While some effort is required in this direction almost all the builds we're seeing, with the exception of Stu's:lmao:, are massive overkill. Note my recent build. That's just 0.063" Al with some simple fins. Even that is more than necessary! We should step back and recognize that trying to get 10 years out of these fixtures is folly.
Look how far the state-of-the-art HBLEDs have gone in the last 3 years. We are at 100 lumens per watt now. It is expected that we will be at 150 lumens a watt in something like 2 years. Are you really going to want your same old fixture running over your same old tank in 10 years, when your fixture is costing you perhaps three times more to run than a newer fixture?
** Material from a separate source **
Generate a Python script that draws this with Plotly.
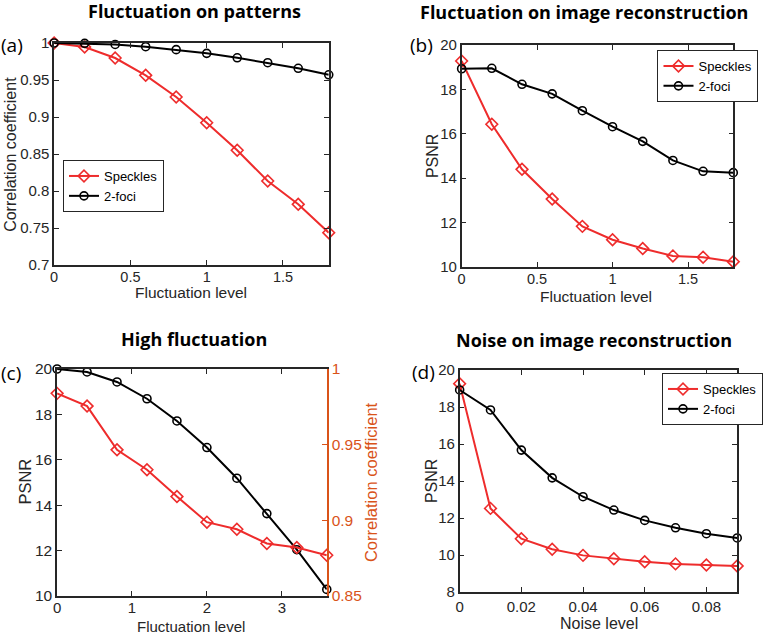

That's way after the time you should've recycled your present one just to save energy costs.
Spending a fortune on aluminum and running 6 fans for a wind tunnel sound effect is not the way to go.
I recently researched this for my build.
How hot?
This is how hot:
One hundred fifty eight degrees F directly behind the center of the star on your heatsink's base metal - not fins - is where we should be aiming.
That puts the LED's operating temperature on the far far left of the recommended operating curve for lifetime. The curve goes far to the right from there. How far? The curve goes to 302F!!!
So, even though in the past I've suggested if you can touch it you're certainly cool enough I've changed my opinion. With my new understanding I'm upping that recommendation to a value that actually makes more sense. 158F
158F is instantly painful to the touch. That's a reasonable temperature - as far as the HBLEDs are concerned. At that temperature the L70 is still seventy thousand hours that's 19 years!!! LEDs will probably be 1000 lum/W by then and our fixtures will be long dead, economically and aesthetically.
Save some money and start aiming for too hot to touch directly behind the LEDs and really, really warm heatsinks.